In “Saudi Arabia: Back to Baghdad,” the International Crisis Group (ICG) asserts: “In projecting its influence in Iraq, Riyadh should resist the temptation to transform the country into the latest battleground in a cold war with Tehran.”

The report carries a nearly panicked tone over the upset election victory by Muqtada al-Sadr, the influential Shia cleric who in recent years has sought to distance himself from the Iranian government and worked to improve Iraq’s relations with its neighbours, visiting Saudi Arabia and the United Arab Emirates last year.

The report says Saudi Arabia’s interest in engaging with Iraq is to “counter Iranian influence” and that, if Riyadh tries to do too much too soon, it could “provoke an Iranian reaction.”

That ICG report says Iran “should encourage Iraq’s efforts to diversify its regional alliances.”

Easier said than done, given that Iran has for years exploited every loophole to achieve influence in the region, including militarily through its proxies in Lebanon, Syria, Yemen and Iraq, as well as politically by interfering in democratic processes, as evidenced in Lebanon’s and Iraq’s recent elections.

Tehran achieving this goal is not only viewed as a threat in Saudi Arabia but in the Middle East as a whole. Relations deteriorated after the US-led invasion of Iraq. Iran exploited the power vacuum caused by the United States’ failure to plan for after the war and Iraq fell completely within Iran’s orbit.

The ICG report advises the Saudi government to strengthen the Iraqi state and focus on economic engagement, which, in reality, is all Riyadh has been working to achieve.

Efforts by Saudi Arabia to re-engage Iraq started when Saudi Foreign Minister Adel al-Jubeir made an unannounced visit in February 2017 to Baghdad, the first by a high-ranking Saudi official since 2003. Last June, Iraqi Prime Minister Haider al-Abadi met with Saudi King Salman bin Abdulaziz Al Saud in Jeddah.

In October, Riyadh and Baghdad announced an agreement on shared border crossings, the resumption of flights and reopening the Saudi consulate in Iraq.

Saudi Arabia and other international donors pledged billions of dollars to help Iraq in its reconstruction efforts during a conference in February. Iran attended the conference but pledged nothing.

Saudi Arabia and Iraq also revealed joint economic initiatives, many related to the energy sector, as well as plans for significant trade.

“Saudi Arabia certainly seeks to expand in Iraq but will not follow the Iranian example, which occupies the Iraqi market without employing the labour force in Iraq,” an Iraqi political source told Al-Monitor news site on condition of anonymity.
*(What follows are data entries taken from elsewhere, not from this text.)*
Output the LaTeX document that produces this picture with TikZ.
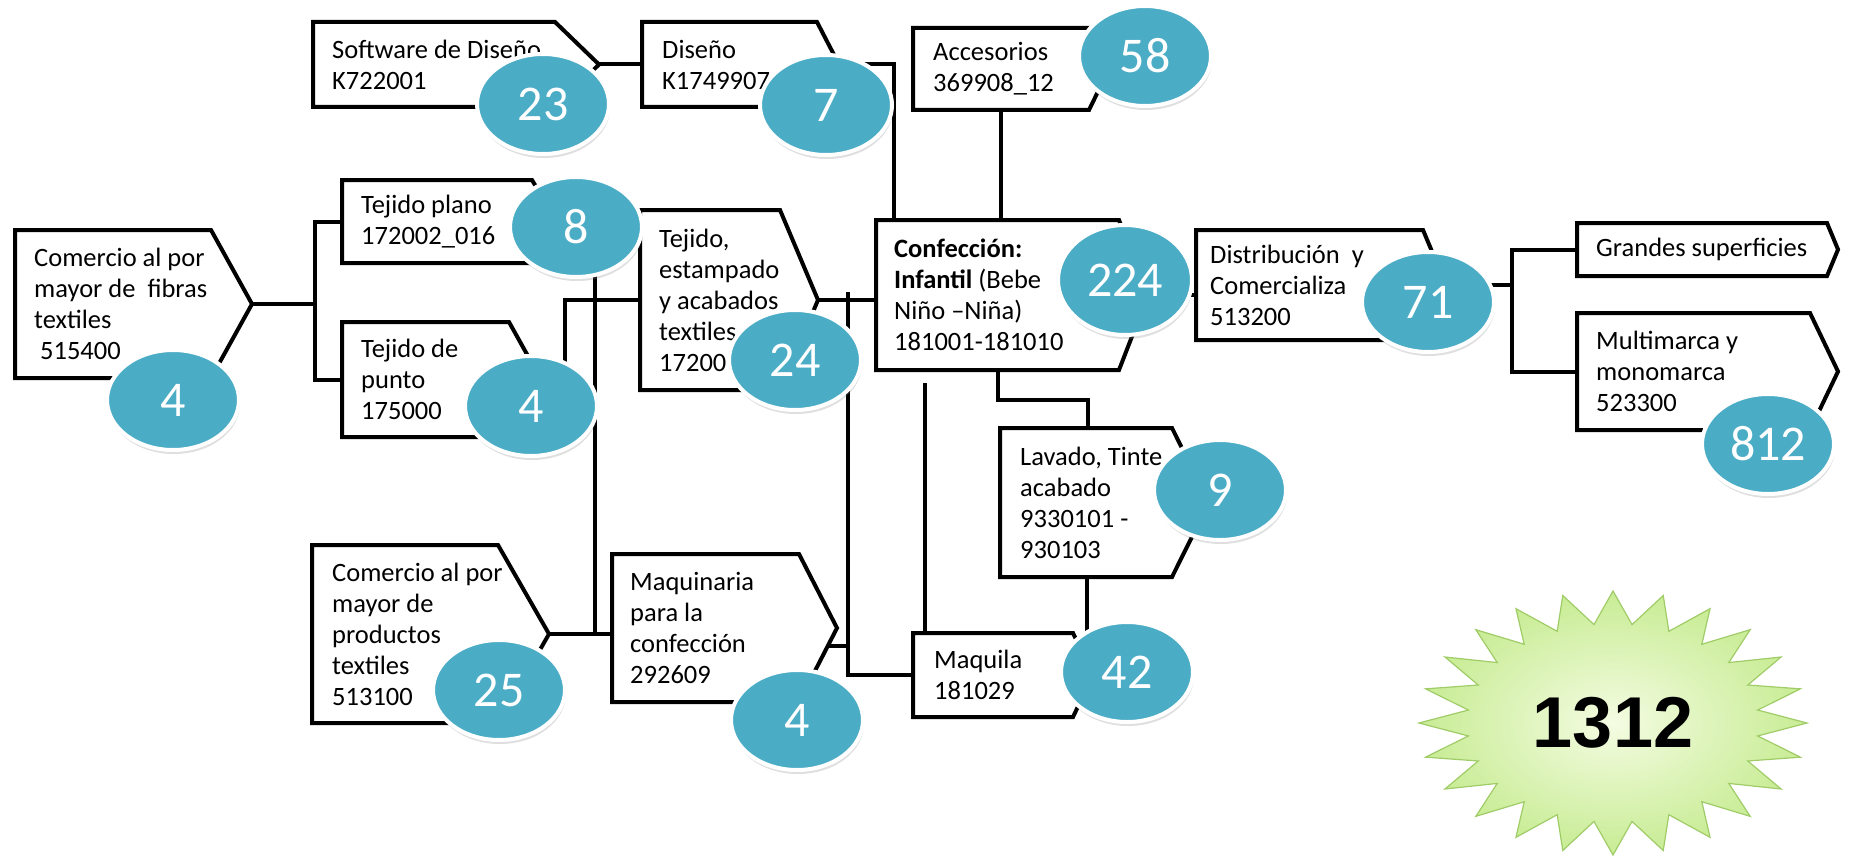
\documentclass[tikz,border=0pt]{standalone}
\usepackage{fontspec}
\setmainfont{Carlito}
\newfontfamily\burstfont{Liberation Sans}
\usepackage{tikz}
\usetikzlibrary{positioning,shapes.geometric,shadows}

\definecolor{badgeblue}{HTML}{4BACC6}
\definecolor{burstin}{RGB}{244,252,226}
\definecolor{burstout}{RGB}{200,236,148}
\definecolor{burstline}{RGB}{160,204,104}

% outline of a box with its point on the right
\newcommand{\plate}[2]{\draw[edge] (#1.north west) -- (#1.north east) -- ([xshift=#2]#1.east) coordinate (#1-tip) -- (#1.south east) -- (#1.south west) -- cycle;}

\begin{document}
\begin{tikzpicture}[x=1pt,y=-1pt,
    edge/.style={line width=4pt,black},
    body/.style={anchor=north west,inner sep=0pt,outer sep=0pt},
    txt/.style={align=left,inner sep=0pt,font=\fontsize{26.5}{31}\selectfont},
    badge/.style={ellipse,fill=badgeblue,draw=white,line width=4pt,minimum width=132pt,minimum height=100pt,inner sep=0pt,text=white,font=\fontsize{50}{50}\selectfont,drop shadow={opacity=0.25,shadow xshift=1pt,shadow yshift=-4pt}},
    burst/.style={star,star points=24,star point ratio=1.33,minimum size=264pt,inner sep=0pt,draw=burstline,line width=1.2pt,shading=radial,inner color=burstin,outer color=burstout}]
    \useasboundingbox (0,0) rectangle (1854,856);

    % Software de Diseño
    \node[body,minimum width=242pt,minimum height=85pt] (sw) at (313,22) {};
    \plate{sw}{44pt}
    \node[txt,right=19pt of sw.west] (sw-txt) {Software de Diseño\\K722001};

    % Diseño
    \node[body,minimum width=175pt,minimum height=85pt] (dis) at (642,22) {};
    \plate{dis}{22pt}
    \node[txt,right=20pt of dis.west] (dis-txt) {Diseño\\K1749907};

    % Accesorios
    \node[body,minimum width=176pt,minimum height=82pt] (acc) at (913,28) {};
    \plate{acc}{20pt}
    \node[txt,right=20pt of acc.west] (acc-txt) {Accesorios\\369908\_12};

    % Comercio fibras
    \node[body,minimum width=196pt,minimum height=148pt] (cf) at (15,230) {};
    \plate{cf}{41pt}
    \node[txt,right=19pt of cf.west] (cf-txt) {Comercio al por\\mayor de \ fibras\\textiles\\\ 515400};

    % Tejido plano
    \node[body,minimum width=190pt,minimum height=83pt] (tp) at (342,180) {};
    \plate{tp}{25pt}
    \node[txt,right=19pt of tp.west] (tp-txt) {Tejido plano\\172002\_016};

    % Tejido de punto
    \node[body,minimum width=167pt,minimum height=115pt] (tdp) at (342,322) {};
    \plate{tdp}{32pt}
    \node[txt,right=19pt of tdp.west] (tdp-txt) {Tejido de\\punto\\175000};

    % Tejido, estampado
    \node[body,minimum width=140pt,minimum height=180pt] (tea) at (640,210) {};
    \plate{tea}{38pt}
    \node[txt,right=19pt of tea.west] (tea-txt) {Tejido,\\estampado\\y acabados\\textiles\\17200};

    % Comercio productos
    \node[body,minimum width=186pt,minimum height=178pt] (cp) at (312,545) {};
    \plate{cp}{51pt}
    \node[txt,right=20pt of cp.west] (cp-txt) {Comercio al por\\mayor de\\productos\\textiles\\513100};

    % Maquinaria
    \node[body,minimum width=187pt,minimum height=148pt] (maq) at (612,554) {};
    \plate{maq}{38pt}
    \node[txt,right=18pt of maq.west] (maq-txt) {Maquinaria\\para la\\confección\\292609};

    % Confección
    \node[body,minimum width=243pt,minimum height=150pt] (con) at (876,220) {};
    \plate{con}{29pt}
    \node[txt,right=18pt of con.west] (con-txt) {\textbf{Confección:}\\\textbf{Infantil} (Bebe\\Niño –Niña)\\181001-181010};

    % Lavado
    \node[body,minimum width=172pt,minimum height=149pt] (lav) at (1000,428) {};
    \plate{lav}{37pt}
    \node[txt,right=20pt of lav.west] (lav-txt) {Lavado, Tinte\\acabado\\9330101 -\\930103};

    % Maquila
    \node[body,minimum width=160pt,minimum height=84pt] (mql) at (913,633) {};
    \plate{mql}{20pt}
    \node[txt,right=21pt of mql.west] (mql-txt) {Maquila\\181029};

    % Distribución
    \node[body,minimum width=227pt,minimum height=110pt] (dc) at (1196,230) {};
    \plate{dc}{23pt}
    \node[txt,right=14pt of dc.west] (dc-txt) {Distribución \ y\\Comercializa\\513200};

    % Grandes superficies
    \node[body,minimum width=250pt,minimum height=53pt] (gs) at (1577,223) {};
    \plate{gs}{11pt}
    \node[txt,right=19pt of gs.west] (gs-txt) {Grandes superficies};

    % Multimarca
    \node[body,minimum width=233pt,minimum height=117pt] (mm) at (1577,313) {};
    \plate{mm}{28pt}
    \node[txt,right=19pt of mm.west] (mm-txt) {Multimarca y\\monomarca\\523300};

    % connectors
    \draw[edge] (sw-tip) -- (dis.west);
    \draw[edge] (dis-tip) -| ([xshift=18pt]con.north west);
    \draw[edge] (acc.south) -- (acc.south |- con.north);
    \draw[edge] (cf-tip) -- ++(63,0) coordinate (fork1);
    \draw[edge] (tp.west) -| (fork1) |- (tdp.west);
    \draw[edge] (tdp-tip) -- ++(24,0) |- (tea.west);
    \draw[edge] (tp-tip) -- ++(38,0) |- (cp-tip);
    \draw[edge] (cp-tip) -- (cp-tip -| maq.west);
    \draw[edge] (tea-tip) -- (tea-tip -| con.west);
    \coordinate (bus) at (848,292);
    \draw[edge] (bus) |- (mql.west);
    \coordinate (maq-out) at ([shift={(-9,18)}]maq-tip);
    \draw[edge] (maq-out) -- (maq-out -| bus);
    \coordinate (con-drop) at ([shift={(49,13)}]con.south west);
    \draw[edge] (con-drop) -- (con-drop |- mql.north);
    \draw[edge] ([xshift=122pt]con.south west) -- ++(0,30) -| ([xshift=88pt]lav.north west);
    \draw[edge] ([xshift=87pt]lav.south west) -- ++(0,80);
    \draw[edge] (con-tip) -- (con-tip -| dc.west);
    \draw[edge] (dc-tip) -- ++(66,0) coordinate (fork2);
    \draw[edge] (gs.west) -| (fork2) |- (mm.west);

    % counts
    \node[badge] (n23) at (543,104) {23};
    \node[badge] (n7) at (826,105) {7};
    \node[badge] (n58) at (1145,56) {58};
    \node[badge] (n4a) at (173,400) {4};
    \node[badge] (n8) at (576,227) {8};
    \node[badge] (n4b) at (531,406) {4};
    \node[badge] (n24) at (795,360) {24};
    \node[badge] (n25) at (499,690) {25};
    \node[badge] (n4c) at (797,720) {4};
    \node[badge,minimum width=134pt,minimum height=110pt] (n224) at (1125,280) {224};
    \node[badge] (n71) at (1428,302) {71};
    \node[badge] (n9) at (1220,490) {9};
    \node[badge] (n42) at (1127,672) {42};
    \node[badge] (n812) at (1768,444) {812};

    % total
    \node[burst,xscale=1.47,transform shape] (burst) at (1613,723) {};
    \node[font=\burstfont\bfseries\fontsize{72}{72}\selectfont] (total) at (burst.center) {1312};
\end{tikzpicture}
\end{document}
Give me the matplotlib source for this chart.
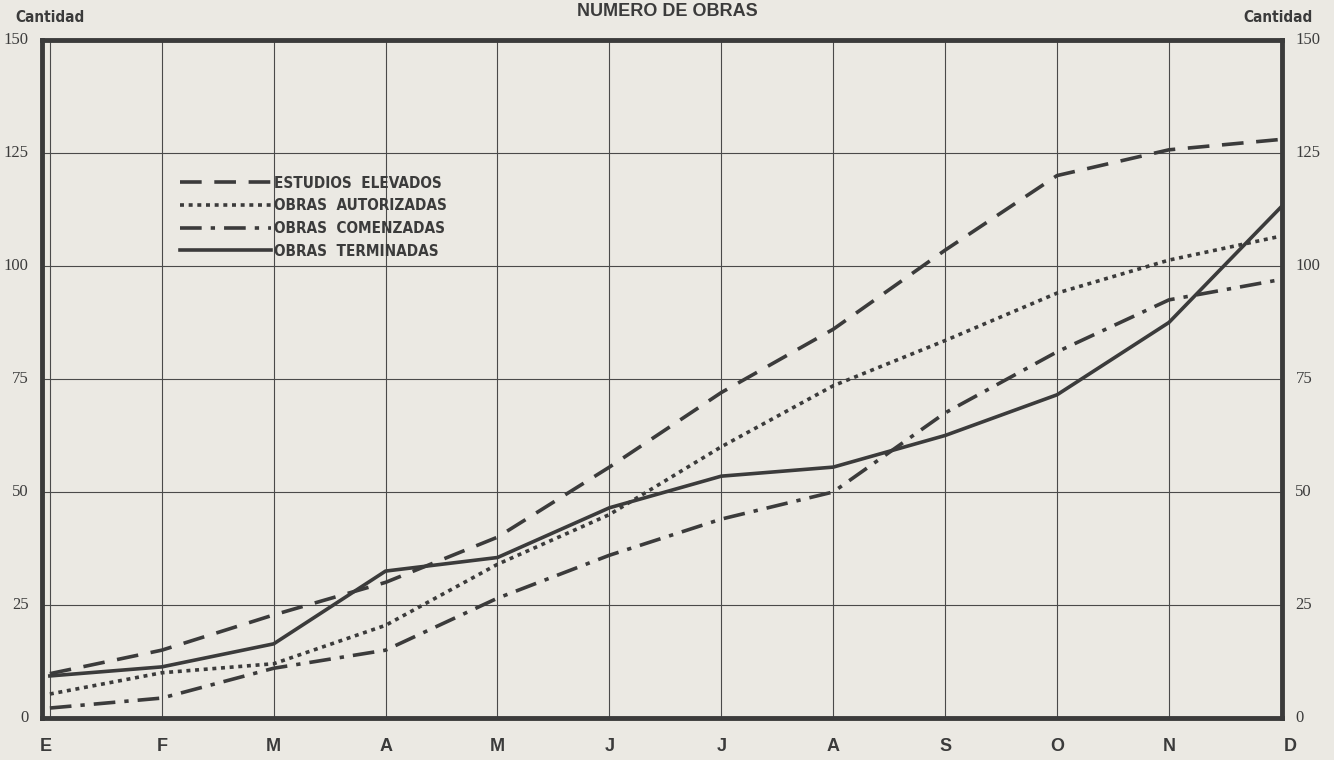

Saudi Arabia “seeks soft dominance in Iraq by creating jobs for Iraqis,” which will make its “presence and influence in the political scene acceptable within the Iraqi society,” the source said.

Iraq stands at the crossroads: It can either accept a continuation of the old situation, being a country without a sovereign decision and subject to the authority of Iran and its expansionist agenda, or be an independent thriving Arab country free of sectarian expansionist projects.

If the election results are an indication, the Iraqi people have chosen the latter.